Dinnebitodon Temporal range: Early Jurassic, 189 Ma PreꞒ Ꞓ O S D C P T J K Pg N

Scientific classification
- Kingdom: Animalia
- Phylum: Chordata
- Clade: Synapsida
- Clade: Therapsida
- Clade: Cynodontia
- Family: †Tritylodontidae
- Genus: †Dinnebitodon Sues, 1986
- Species: D. amarali (Sues, 1986) (type);

= Dinnebitodon =

Extinct genus of mammaliamorphs

Dinnebitodon is an extinct genus of tritylodontid mammaliamorphs from the Early Jurassic. It has only been found in the Kayenta Formation in northeastern Arizona. It closely resembles the related genus Kayentatherium from the same formation. It is set apart by differences in the dentition, while resembling in most other respects.

==Description==
Dinnebitodon (meaning "Dinnebito (Wash) tooth"), was a small quadrupedal animal, with a head 8 cm in length, belonging to the herbivorous Tritylodontidae family. The description of Dinnebitodon does not give details on the structure of the body other than to say it was similar to Kayentatherium.

===Skull and jaw===
The majority of the remains so far recovered and assigned to the genus Dinnebitodon are skull and jaw material. These show that Dinnebitodon had a skull 8 cm long and unique in form. There are three incisors on each side of the upper jaw, with the second incisor being large and well developed at 9 mm by 7 mm. There are five postcanine teeth in the upper jaw that would have been functional when Dinnebitodon was alive, with a sixth possibly erupting later in the animal's life. The postcanine teeth resemble rounded-off squares with three rows of cusps on their occlusal surfaces.
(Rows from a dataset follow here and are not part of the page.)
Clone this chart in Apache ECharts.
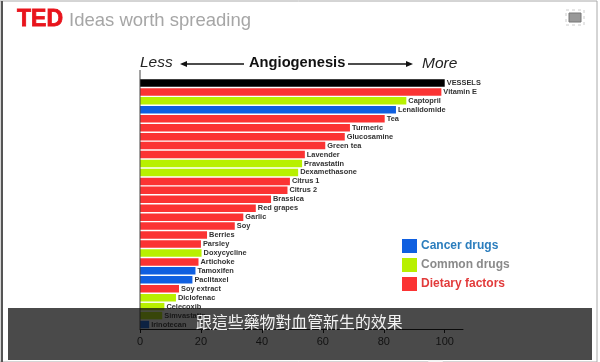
<!DOCTYPE html>
<html>
<head>
<meta charset="utf-8">
<style>html,body{margin:0;padding:0;background:#fff}#main{width:600px;height:362px}</style>
<script src="https://cdn.jsdelivr.net/npm/echarts@6/dist/echarts.min.js"></script>
</head>
<body>
<div id="main"></div>
<script>
// 数据
var categories = ['VESSELS','Vitamin E','Captopril','Lenalidomide','Tea','Turmeric','Glucosamine','Green tea','Lavender','Pravastatin','Dexamethasone','Citrus 1','Citrus 2','Brassica','Red grapes','Garlic','Soy','Berries','Parsley','Doxycycline','Artichoke','Tamoxifen','Paclitaxel','Soy extract','Diclofenac','Celecoxib','Simvastatin','Irinotecan'];
var values = [100,98.9,87.4,84,80.3,68.9,67.2,60.8,54.1,53.2,51.9,49.2,48.4,43,38,33.9,31.1,22,20,20.2,19.2,18.2,17.2,12.8,11.8,8,7.3,3];
var groups = ['Vessels','Dietary factors','Common drugs','Cancer drugs','Dietary factors','Dietary factors','Dietary factors','Dietary factors','Dietary factors','Common drugs','Common drugs','Dietary factors','Dietary factors','Dietary factors','Dietary factors','Dietary factors','Dietary factors','Dietary factors','Dietary factors','Common drugs','Dietary factors','Cancer drugs','Cancer drugs','Dietary factors','Common drugs','Common drugs','Common drugs','Cancer drugs'];
var tickValues = [0,20,40,60,80,100];
var groupColors = {'Vessels':'#000000','Cancer drugs':'#0f5fe0','Common drugs':'#b8f000','Dietary factors':'#fb3333'};
var legendColors = {'Cancer drugs':'#2b7dbd','Common drugs':'#8a8a8a','Dietary factors':'#e23b3b'};
var caption = '跟這些藥物對血管新生的效果';

var myChart = echarts.init(document.getElementById('main'));

var seriesList = Object.keys(groupColors).map(function (g) {
  return {
    name: g,
    type: 'bar',
    barWidth: 7.5,
    barGap: '-100%',
    silent: true,
    itemStyle: {color: groupColors[g]},
    label: {
      show: true,
      position: 'right',
      distance: 2,
      formatter: '{b}',
      fontFamily: 'Liberation Sans',
      fontWeight: 'bold',
      fontSize: 7.4,
      color: '#333'
    },
    data: values.map(function (v, i) { return groups[i] === g ? v : null; })
  };
});

function arrowHead(x, y, dir) {
  return {type: 'polygon', shape: {points: [[x, y], [x - dir * 7, y - 3], [x - dir * 7, y + 3]]}, style: {fill: '#111'}, z: 5};
}

var option = {
  animation: false,
  backgroundColor: '#fff',
  grid: {left: 140, top: 78.5, width: 323, height: 250.5},
  legend: {
    orient: 'vertical',
    left: 397,
    top: 234,
    itemWidth: 15,
    itemHeight: 14,
    itemGap: 5,
    selectedMode: false,
    icon: 'rect',
    textStyle: {fontFamily: 'Liberation Sans', fontWeight: 'bold', fontSize: 12, padding: [0, 0, 0, -1]},
    data: Object.keys(legendColors).map(function (g) {
      return {name: g, textStyle: {color: legendColors[g]}};
    })
  },
  xAxis: {
    type: 'value',
    min: 0,
    max: 106,
    splitLine: {show: false},
    axisLine: {show: true, lineStyle: {color: '#000', width: 1}},
    axisTick: {show: true, length: 4, inside: false, lineStyle: {color: '#000'}, customValues: tickValues},
    axisLabel: {color: '#222', fontFamily: 'Liberation Sans', fontSize: 11, margin: 7, customValues: tickValues}
  },
  yAxis: {
    type: 'category',
    inverse: true,
    data: categories,
    axisLine: {show: false},
    axisTick: {show: false},
    axisLabel: {show: false}
  },
  series: seriesList,
  graphic: [
    // 外框
    {type: 'rect', shape: {x: 0, y: 1, width: 597, height: 361}, style: {fill: 'none', stroke: '#aaa', lineWidth: 1}, z: 1},
    {type: 'line', shape: {x1: 2, y1: 1, x2: 2, y2: 362}, style: {stroke: '#555', lineWidth: 2}, z: 1},
    // 顶部标题
    {type: 'text', x: 17, y: 8, style: {text: 'TED', fill: '#e8141c', font: '900 23px "Liberation Sans"', stroke: '#e8141c', lineWidth: 0.8}, z: 5},
    {type: 'text', x: 69, y: 11, style: {text: 'Ideas worth spreading', fill: '#a6a6a6', font: '18.5px "Liberation Sans"'}, z: 5},
    // 全屏图标
    {type: 'rect', shape: {x: 569, y: 13, width: 12, height: 9}, style: {fill: '#999', stroke: '#777', lineWidth: 1}, z: 5},
    {type: 'rect', shape: {x: 566, y: 10, width: 18, height: 15}, style: {fill: 'none', stroke: '#ccc', lineWidth: 1, lineDash: [3, 3]}, z: 5},
    // 图内标题
    {type: 'line', shape: {x1: 140, y1: 70, x2: 140, y2: 329}, style: {stroke: '#444', lineWidth: 1}, z: 5},
    {type: 'text', x: 140, y: 55, style: {text: 'Less', fill: '#222', font: 'italic 15.5px "Liberation Sans"'}, z: 5},
    {type: 'text', x: 249, y: 55, style: {text: 'Angiogenesis', fill: '#111', font: 'bold 14.7px "Liberation Sans"'}, z: 5},
    {type: 'text', x: 422, y: 56, style: {text: 'More', fill: '#222', font: 'italic 15.5px "Liberation Sans"'}, z: 5},
    {type: 'line', shape: {x1: 185, y1: 64, x2: 244, y2: 64}, style: {stroke: '#111', lineWidth: 1.5}, z: 5},
    arrowHead(180, 64, -1),
    {type: 'line', shape: {x1: 348, y1: 64, x2: 408, y2: 64}, style: {stroke: '#111', lineWidth: 1.5}, z: 5},
    arrowHead(413, 64, 1),
    // 字幕
    {type: 'rect', shape: {x: 8, y: 308, width: 584, height: 52}, style: {fill: 'rgba(13,13,13,0.75)'}, z: 20},
    {type: 'text', x: 196, y: 314, style: {text: caption, fill: '#f2f2f2', font: '15.9px "Noto Sans CJK TC"'}, z: 21},
    {type: 'rect', shape: {x: 428, y: 360, width: 15, height: 2, r: 1}, style: {fill: '#f4f4f4'}, z: 21}
  ]
};

myChart.setOption(option);
</script>
</body>
</html>
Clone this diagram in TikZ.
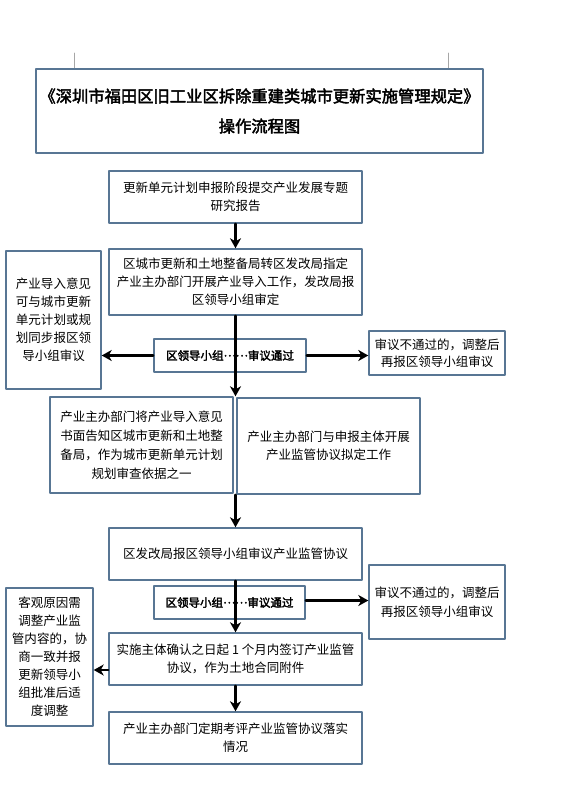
\documentclass[tikz,border=0pt]{standalone}
\usepackage{fontspec}
\setmainfont[AutoFakeBold=2.5]{Noto Sans CJK SC}
\usetikzlibrary{arrows.meta}
\definecolor{boxblue}{RGB}{88,118,148}

\begin{document}
\begin{tikzpicture}[line cap=round,line join=round,>={Stealth[length=10pt,width=11pt,inset=3pt]},x=1pt,y=-1pt,
  box/.style={draw=boxblue,line width=1.4pt,fill=white,align=center,inner sep=0pt,
    font=\fontsize{12.5}{18}\selectfont},
  passbox/.style={box,font=\fontsize{11.5}{14}\selectfont\bfseries},
  arr/.style={->,line width=2.2pt,black}]
\path[use as bounding box,fill=white] (0,0) rectangle (581,802);
%\draw[very thin,gray!30,step=50] (0,0) grid (581,802);
% crop marks
\draw[gray!70,line width=0.6pt] (74,53) -- (74,68);
\draw[gray!70,line width=0.6pt] (448,53) -- (448,68);
% title
\node[box,minimum width=447,minimum height=84,font=\fontsize{16.3}{30}\selectfont\bfseries] (title) at (259.5,111)
  {《深圳市福田区旧工业区拆除重建类城市更新实施管理规定》\\操作流程图};
% main column
\node[box,minimum width=253,minimum height=52] (report) at (235.5,197)
  {更新单元计划申报阶段提交产业发展专题\\研究报告};
\node[box,minimum width=253,minimum height=66] (assign) at (235.5,282)
  {区城市更新和土地整备局转区发改局指定\\产业主办部门开展产业导入工作，发改局报\\区领导小组审定};
\node[box,minimum width=95,minimum height=138] (sync) at (53.5,320)
  {产业导入意见\\可与城市更新\\单元计划或规\\划同步报区领\\导小组审议};
\node[box,minimum width=136,minimum height=44,font=\fontsize{12.5}{17}\selectfont] (redo) at (437,353)
  {审议不通过的，调整后\\再报区领导小组审议};
\node[passbox,minimum width=152,minimum height=33] (pass) at (230,355.5)
  {区领导小组\raisebox{0.3em}{……}审议通过};
\node[box,minimum width=183,minimum height=96,font=\fontsize{12.5}{19}\selectfont] (notify) at (141.5,445)
  {产业主办部门将产业导入意见\\书面告知区城市更新和土地整\\备局，作为城市更新单元计划\\规划审查依据之一};
\node[box,minimum width=183,minimum height=96] (draft) at (328.5,446)
  {产业主办部门与申报主体开展\\产业监管协议拟定工作};
\node[box,minimum width=253,minimum height=52] (review) at (235.5,554)
  {区发改局报区领导小组审议产业监管协议};
\node[box,minimum width=136,minimum height=74,font=\fontsize{12.5}{19}\selectfont] (redob) at (437,602)
  {审议不通过的，调整后\\再报区领导小组审议};
\node[passbox,minimum width=151,minimum height=33] (passb) at (229.5,602.5)
  {区领导小组\raisebox{0.3em}{……}审议通过};
\node[box,minimum width=253,minimum height=52] (sign) at (235.5,659)
  {实施主体确认之日起 1 个月内签订产业监管\\协议，作为土地合同附件};
\node[box,minimum width=87,minimum height=138] (adjust) at (49.5,657)
  {客观原因需\\调整产业监\\管内容的，协\\商一致并报\\更新领导小\\组批准后适\\度调整};
\node[box,minimum width=253,minimum height=52] (check) at (235.5,738)
  {产业主办部门定期考评产业监管协议落实\\情况};
% arrows
\draw[arr] (report.south) -- (assign.north);
\draw[arr] (assign.south) -- (assign.south |- notify.north);
\draw[arr] (pass.west) -- (pass.west -| sync.east);
\draw[arr] (pass.east) -- (pass.east -| redo.west);
\draw[arr] (assign.south |- draft.south) -- (review.north);
\draw[arr] (review.south) -- (sign.north);
\draw[arr] ([yshift=2pt]passb.east) -- ([yshift=2pt]passb.east -| redob.west);
\draw[arr] ([yshift=-11pt]sign.west) -- ([yshift=-11pt]sign.west -| adjust.east);
\draw[arr] (sign.south) -- (check.north);
\end{tikzpicture}
\end{document}
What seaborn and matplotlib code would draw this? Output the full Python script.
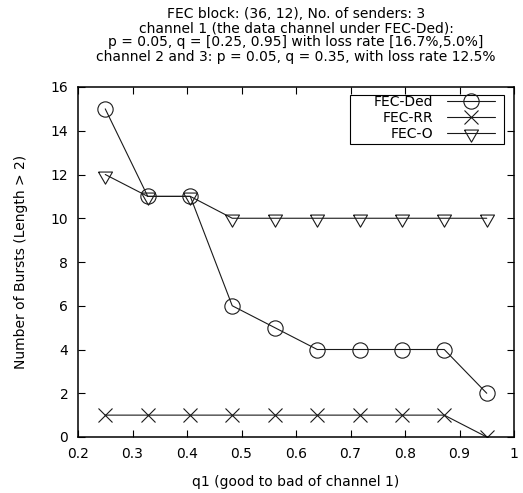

The teeth are notably different from the other two named Kayenta tritylodonts, Kayentatherium and Oligokyphus.

==Habitat==
The Kayenta Formation was deposited in an environment of braided rivers and dune fields, similar to northern Senegal today. Dinnebitodon was a terrestrial animal, living in the "Silty Facies" of the Kayenta Formation, which would have represented an interdunal river deposit. The teeth resemble those of modern animals that feed on seeds and nuts, suggesting that perhaps Dinnebitodon fed on similar foods present during the early Jurassic Period. Considering it was living alongside its close relative Kayentatherium, some niche partitioning of the resources would have been necessary in order to avoid being outcompeted for a food source. This might explain why two similar looking animals have different dentition.

==Fossil finds==
Dinnebitodon fossils were first discovered by William Amaral (for whom the species is named) in 1978. Remains are housed at Harvard's Museum of Comparative Zoology and at the Museum of Northern Arizona.

== Palaeoecology ==
Dental microwear of D. amarali suggests that it fed on moderately tough foods such as insects and soft seeds.